## Stated problem
Please print the lines between the one with "Output the Python" and the one with "0.469, 0.469, 0.525]", both ends included, exactly as written, with no pictures.

## Extracted material
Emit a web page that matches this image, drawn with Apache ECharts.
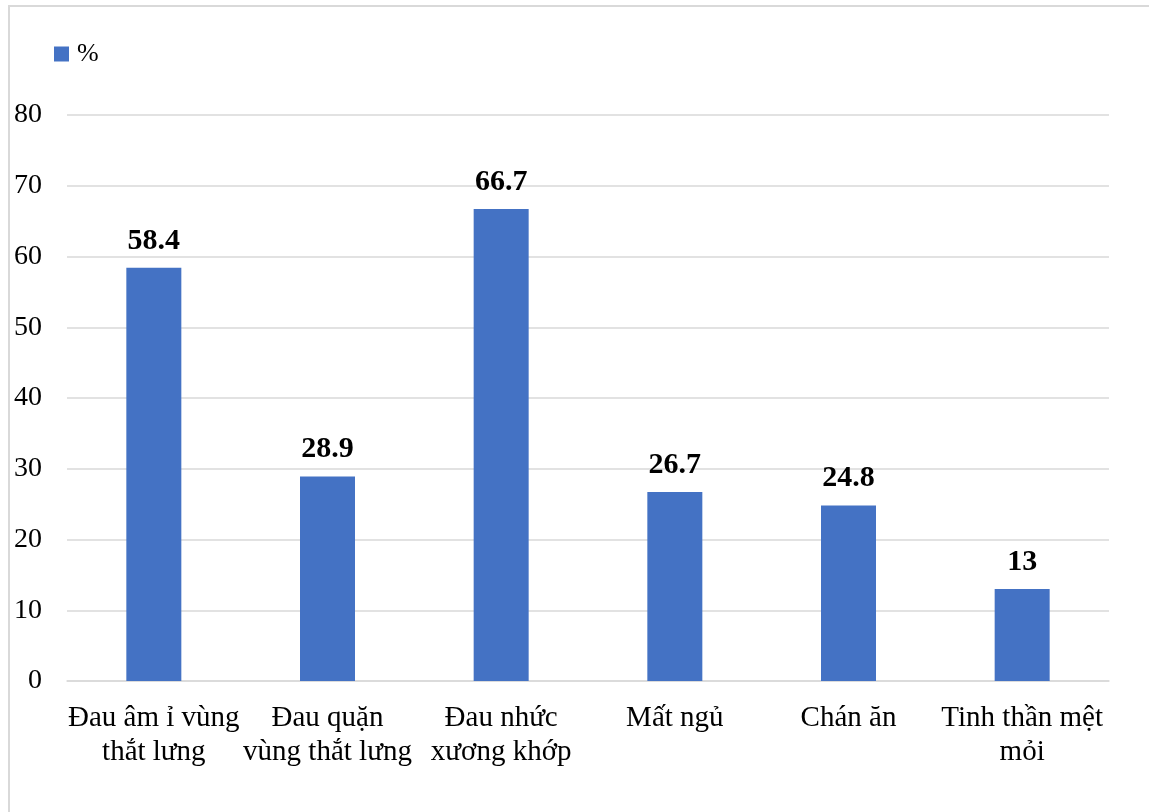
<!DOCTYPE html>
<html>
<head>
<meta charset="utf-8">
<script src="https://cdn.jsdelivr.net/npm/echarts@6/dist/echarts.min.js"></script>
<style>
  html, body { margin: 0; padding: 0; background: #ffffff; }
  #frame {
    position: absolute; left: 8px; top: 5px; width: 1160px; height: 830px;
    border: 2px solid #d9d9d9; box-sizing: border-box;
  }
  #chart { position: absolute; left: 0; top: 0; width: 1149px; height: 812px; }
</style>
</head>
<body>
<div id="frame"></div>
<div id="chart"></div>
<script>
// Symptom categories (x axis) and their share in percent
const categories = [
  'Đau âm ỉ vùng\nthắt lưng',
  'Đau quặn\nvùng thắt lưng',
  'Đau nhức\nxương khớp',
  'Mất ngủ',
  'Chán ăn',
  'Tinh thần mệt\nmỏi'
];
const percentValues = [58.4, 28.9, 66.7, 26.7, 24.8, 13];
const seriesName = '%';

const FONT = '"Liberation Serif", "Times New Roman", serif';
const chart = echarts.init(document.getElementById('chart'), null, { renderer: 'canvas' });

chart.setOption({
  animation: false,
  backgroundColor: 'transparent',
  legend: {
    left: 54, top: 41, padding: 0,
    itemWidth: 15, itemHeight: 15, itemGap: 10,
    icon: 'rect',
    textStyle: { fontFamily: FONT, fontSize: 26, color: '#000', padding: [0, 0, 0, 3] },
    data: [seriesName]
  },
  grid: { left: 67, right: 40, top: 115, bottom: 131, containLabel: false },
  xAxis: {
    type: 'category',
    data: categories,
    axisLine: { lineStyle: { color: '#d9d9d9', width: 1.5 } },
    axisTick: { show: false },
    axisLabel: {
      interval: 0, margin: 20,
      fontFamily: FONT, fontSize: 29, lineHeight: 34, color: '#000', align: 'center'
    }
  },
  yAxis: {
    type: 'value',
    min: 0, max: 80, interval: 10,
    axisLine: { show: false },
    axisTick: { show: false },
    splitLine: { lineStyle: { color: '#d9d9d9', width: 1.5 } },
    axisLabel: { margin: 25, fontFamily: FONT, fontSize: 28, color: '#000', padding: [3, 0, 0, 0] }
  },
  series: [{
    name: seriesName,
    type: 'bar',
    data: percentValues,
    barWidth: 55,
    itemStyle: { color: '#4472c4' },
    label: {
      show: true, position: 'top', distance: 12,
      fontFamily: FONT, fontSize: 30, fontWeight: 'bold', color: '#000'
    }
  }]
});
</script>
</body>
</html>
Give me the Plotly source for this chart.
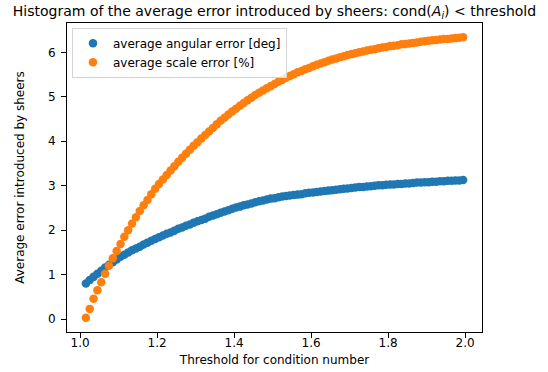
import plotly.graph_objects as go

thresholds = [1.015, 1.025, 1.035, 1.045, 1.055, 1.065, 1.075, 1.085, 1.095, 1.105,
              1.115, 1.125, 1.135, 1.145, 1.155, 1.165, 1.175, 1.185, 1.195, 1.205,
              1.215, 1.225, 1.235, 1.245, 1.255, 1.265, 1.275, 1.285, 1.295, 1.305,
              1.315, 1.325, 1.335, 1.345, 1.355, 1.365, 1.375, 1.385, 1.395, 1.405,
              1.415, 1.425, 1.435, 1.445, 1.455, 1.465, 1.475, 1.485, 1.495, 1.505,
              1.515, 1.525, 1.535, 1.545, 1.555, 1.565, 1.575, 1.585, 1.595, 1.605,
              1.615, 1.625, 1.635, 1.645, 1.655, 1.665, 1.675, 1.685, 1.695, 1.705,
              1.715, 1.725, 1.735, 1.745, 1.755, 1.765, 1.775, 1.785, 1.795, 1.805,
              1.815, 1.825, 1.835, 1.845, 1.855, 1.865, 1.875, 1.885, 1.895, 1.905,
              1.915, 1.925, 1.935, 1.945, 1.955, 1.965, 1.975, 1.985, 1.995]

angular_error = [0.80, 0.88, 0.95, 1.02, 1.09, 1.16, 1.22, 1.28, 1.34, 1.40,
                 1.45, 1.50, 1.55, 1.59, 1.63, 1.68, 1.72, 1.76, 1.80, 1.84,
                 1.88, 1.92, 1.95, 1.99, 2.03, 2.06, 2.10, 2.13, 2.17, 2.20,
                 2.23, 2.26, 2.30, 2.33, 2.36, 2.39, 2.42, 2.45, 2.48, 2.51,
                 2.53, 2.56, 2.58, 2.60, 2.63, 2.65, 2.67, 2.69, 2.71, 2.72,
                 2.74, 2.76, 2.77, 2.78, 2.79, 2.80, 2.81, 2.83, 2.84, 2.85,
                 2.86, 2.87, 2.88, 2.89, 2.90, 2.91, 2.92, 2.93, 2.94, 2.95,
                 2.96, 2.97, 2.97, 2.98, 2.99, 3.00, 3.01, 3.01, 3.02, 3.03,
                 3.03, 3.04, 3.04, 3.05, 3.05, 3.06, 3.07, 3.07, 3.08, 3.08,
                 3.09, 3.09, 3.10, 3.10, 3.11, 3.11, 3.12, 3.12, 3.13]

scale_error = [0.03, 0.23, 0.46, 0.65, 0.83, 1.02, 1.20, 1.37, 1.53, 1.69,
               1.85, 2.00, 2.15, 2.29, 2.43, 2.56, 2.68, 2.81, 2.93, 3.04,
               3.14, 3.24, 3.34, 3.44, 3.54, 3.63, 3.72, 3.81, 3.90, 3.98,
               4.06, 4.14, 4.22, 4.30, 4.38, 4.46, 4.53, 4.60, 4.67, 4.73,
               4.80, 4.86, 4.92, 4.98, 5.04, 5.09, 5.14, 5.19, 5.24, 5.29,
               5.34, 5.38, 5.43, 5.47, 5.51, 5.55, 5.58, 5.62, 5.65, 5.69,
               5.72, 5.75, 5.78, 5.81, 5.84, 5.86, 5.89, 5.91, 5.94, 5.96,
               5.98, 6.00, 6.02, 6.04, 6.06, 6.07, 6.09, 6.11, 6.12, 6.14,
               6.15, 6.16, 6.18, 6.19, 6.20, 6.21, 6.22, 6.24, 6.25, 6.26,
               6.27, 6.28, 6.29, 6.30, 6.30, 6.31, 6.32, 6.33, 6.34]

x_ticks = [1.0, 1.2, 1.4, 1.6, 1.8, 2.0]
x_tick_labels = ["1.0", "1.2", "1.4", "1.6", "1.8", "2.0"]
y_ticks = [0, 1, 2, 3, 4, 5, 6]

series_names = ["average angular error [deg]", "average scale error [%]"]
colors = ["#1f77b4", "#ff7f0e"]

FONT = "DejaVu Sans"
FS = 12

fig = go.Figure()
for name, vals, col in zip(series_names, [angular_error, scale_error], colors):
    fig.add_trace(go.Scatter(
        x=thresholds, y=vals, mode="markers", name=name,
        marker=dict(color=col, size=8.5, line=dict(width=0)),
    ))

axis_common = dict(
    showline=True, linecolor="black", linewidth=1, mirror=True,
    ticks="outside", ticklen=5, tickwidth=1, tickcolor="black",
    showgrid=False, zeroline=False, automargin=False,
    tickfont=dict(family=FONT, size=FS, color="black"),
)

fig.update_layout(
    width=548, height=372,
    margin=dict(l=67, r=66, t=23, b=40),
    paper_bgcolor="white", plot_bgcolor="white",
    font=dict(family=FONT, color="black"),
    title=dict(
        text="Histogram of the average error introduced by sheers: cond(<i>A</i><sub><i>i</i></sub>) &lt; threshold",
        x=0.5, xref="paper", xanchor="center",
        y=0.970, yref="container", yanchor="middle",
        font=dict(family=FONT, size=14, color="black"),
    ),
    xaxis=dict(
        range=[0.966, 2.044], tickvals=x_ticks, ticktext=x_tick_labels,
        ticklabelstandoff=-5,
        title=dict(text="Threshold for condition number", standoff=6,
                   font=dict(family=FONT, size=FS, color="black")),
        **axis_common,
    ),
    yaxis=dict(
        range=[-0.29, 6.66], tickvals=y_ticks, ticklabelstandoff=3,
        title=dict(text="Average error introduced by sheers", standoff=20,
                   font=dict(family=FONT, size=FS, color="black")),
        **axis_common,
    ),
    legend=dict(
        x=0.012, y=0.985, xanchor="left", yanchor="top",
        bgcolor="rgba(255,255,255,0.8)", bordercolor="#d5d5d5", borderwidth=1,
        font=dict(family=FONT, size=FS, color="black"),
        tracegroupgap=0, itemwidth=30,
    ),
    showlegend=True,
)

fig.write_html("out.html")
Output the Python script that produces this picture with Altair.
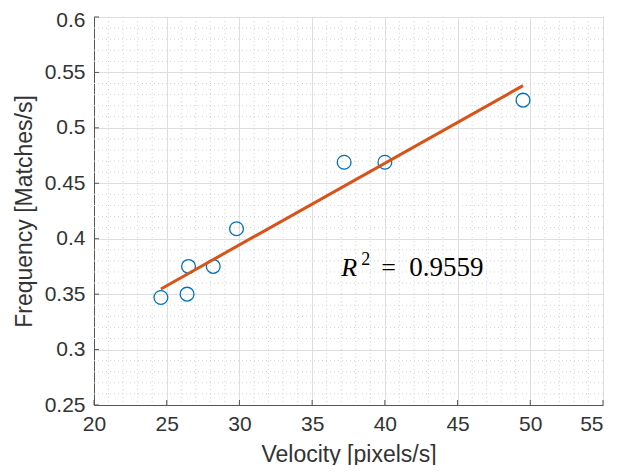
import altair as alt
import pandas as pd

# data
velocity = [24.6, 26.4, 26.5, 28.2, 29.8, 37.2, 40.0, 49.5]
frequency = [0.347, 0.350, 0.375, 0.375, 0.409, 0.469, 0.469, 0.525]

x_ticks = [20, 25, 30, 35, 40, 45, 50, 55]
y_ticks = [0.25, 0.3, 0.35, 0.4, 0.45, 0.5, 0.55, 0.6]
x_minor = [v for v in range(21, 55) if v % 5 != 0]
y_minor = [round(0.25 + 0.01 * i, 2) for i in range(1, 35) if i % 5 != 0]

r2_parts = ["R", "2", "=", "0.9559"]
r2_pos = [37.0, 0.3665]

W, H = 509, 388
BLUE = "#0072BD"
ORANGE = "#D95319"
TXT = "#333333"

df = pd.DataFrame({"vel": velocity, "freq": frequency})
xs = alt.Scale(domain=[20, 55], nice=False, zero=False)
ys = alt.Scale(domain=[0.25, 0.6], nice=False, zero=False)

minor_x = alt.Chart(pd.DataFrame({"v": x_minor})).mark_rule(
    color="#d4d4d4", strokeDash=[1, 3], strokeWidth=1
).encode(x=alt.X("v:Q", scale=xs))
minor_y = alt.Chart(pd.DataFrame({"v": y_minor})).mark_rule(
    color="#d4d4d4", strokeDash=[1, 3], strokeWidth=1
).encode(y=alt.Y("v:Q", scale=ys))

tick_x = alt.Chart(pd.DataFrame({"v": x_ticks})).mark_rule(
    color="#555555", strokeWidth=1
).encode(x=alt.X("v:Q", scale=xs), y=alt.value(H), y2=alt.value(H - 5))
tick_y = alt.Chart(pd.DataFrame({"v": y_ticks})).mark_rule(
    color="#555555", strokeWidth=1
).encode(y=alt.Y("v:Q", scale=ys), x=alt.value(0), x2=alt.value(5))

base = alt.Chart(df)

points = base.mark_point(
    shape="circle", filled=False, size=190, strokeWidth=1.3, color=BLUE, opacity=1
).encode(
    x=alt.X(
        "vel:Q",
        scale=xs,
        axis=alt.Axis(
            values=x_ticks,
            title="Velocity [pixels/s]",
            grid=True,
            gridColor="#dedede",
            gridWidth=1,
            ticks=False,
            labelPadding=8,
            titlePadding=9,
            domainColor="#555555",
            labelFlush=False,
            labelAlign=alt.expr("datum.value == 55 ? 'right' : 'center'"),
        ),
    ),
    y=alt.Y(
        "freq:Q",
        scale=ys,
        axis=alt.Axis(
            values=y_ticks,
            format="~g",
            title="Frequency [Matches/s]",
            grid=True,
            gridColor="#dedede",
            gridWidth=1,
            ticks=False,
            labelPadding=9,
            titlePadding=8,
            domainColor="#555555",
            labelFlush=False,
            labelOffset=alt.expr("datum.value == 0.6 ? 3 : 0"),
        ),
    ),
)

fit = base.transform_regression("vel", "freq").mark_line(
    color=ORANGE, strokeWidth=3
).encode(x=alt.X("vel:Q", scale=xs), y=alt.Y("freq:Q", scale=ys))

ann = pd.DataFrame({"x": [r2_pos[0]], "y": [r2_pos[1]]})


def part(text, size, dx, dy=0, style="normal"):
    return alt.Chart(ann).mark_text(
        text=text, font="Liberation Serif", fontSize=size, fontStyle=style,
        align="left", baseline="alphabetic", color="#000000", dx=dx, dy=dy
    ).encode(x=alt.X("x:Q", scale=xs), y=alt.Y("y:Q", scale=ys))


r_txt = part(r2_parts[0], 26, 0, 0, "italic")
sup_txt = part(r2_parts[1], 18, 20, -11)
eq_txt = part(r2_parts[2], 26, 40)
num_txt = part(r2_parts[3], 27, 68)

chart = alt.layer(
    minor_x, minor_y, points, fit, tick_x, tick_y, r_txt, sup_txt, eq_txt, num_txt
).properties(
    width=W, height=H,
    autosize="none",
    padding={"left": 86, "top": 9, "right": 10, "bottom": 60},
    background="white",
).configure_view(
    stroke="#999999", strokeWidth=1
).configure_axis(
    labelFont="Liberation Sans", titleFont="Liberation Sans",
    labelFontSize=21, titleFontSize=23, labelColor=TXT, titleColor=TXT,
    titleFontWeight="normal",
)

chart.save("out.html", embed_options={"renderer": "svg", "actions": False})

## Final answer
Output the Python script that produces this picture with Altair.
import altair as alt
import pandas as pd

# data
velocity = [24.6, 26.4, 26.5, 28.2, 29.8, 37.2, 40.0, 49.5]
frequency = [0.347, 0.350, 0.375, 0.375, 0.409, 0.469, 0.469, 0.525]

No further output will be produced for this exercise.